Today, Minnesota’s Leonid Hurwicz received his prize in economics.

Minnesota Public Radio’s Art Hughes said Hurwicz’s son, Maxim, “simplified his father’s notable economic theory, which includes people he called ‘interveners,’ who act altruistically instead of in their own self-interest.”

“He did not invent interveners, because interveners are real people. But as an economist he has discovered them and given them a name. He has created a space for them in economics. A little bright spot in a normally gray landscape,” said Maxim Hurwicz.

Come again?

Hurwicz received the award “for having laid the foundations of mechanism design theory.” Here’s the scientific explanation, but read it only if you paid attention in school.

Now, here’s the explanation for those of us who didn’t:

Take games with a desired outcome. The people playing the games are a wild card — they want different things. So the game’s desired outcome is achieved by giving the players incentive to act in a certain way. In a popular online game, a player can be convinced to head a certain way by giving him/her points for killing a dragon guarding a door, for example. In those games, though, the goal is to have one winner. While giving someone a reason to act a certain way to achieve a desired outcome is part of mechanism design theory, having a single winner at the end of the game is not.

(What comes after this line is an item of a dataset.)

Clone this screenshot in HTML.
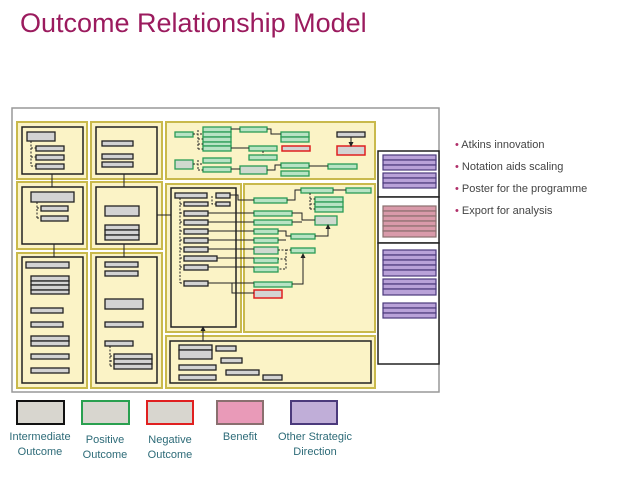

Taking that a bit further, Reason Magazine, uses the example of two children squabbling over how to divide a pie.

Parents will already know one answer—one child cuts and the second child chooses. The second child will choose the larger half which gives the first child the incentive to cut as evenly as possible. The first-cut, second-choose solution is a simple example of an incentive-compatible mechanism.

Hurwicz applied his theory in economics in the ’60s in the critical debate of the time, according to the economic commentary site, Vox. Which is better: capitalism or socialism?

His results did not, however, let Capitalism off lightly, because individual incentives are not always aligned with social incentives. It did, however, help governments think about how best to regulate a capitalist economy.

In economics, and perhaps in the group meeting you’ve recently had, there are “players” with different agendas. Hurwicz’s work, at least in theory, provides a way to allocate scare resources — the pie in the above example — in a way that will achieve a desired outcome, be it happy people, developed nations, housing, whatever.

The importance to the world of having its disparate factions (game players) solve the problem of allocating scarce resources is obviously a big deal. The fact that Hurwicz came up with a theory that shows us exactly how that can happen is why he’s a big deal, too.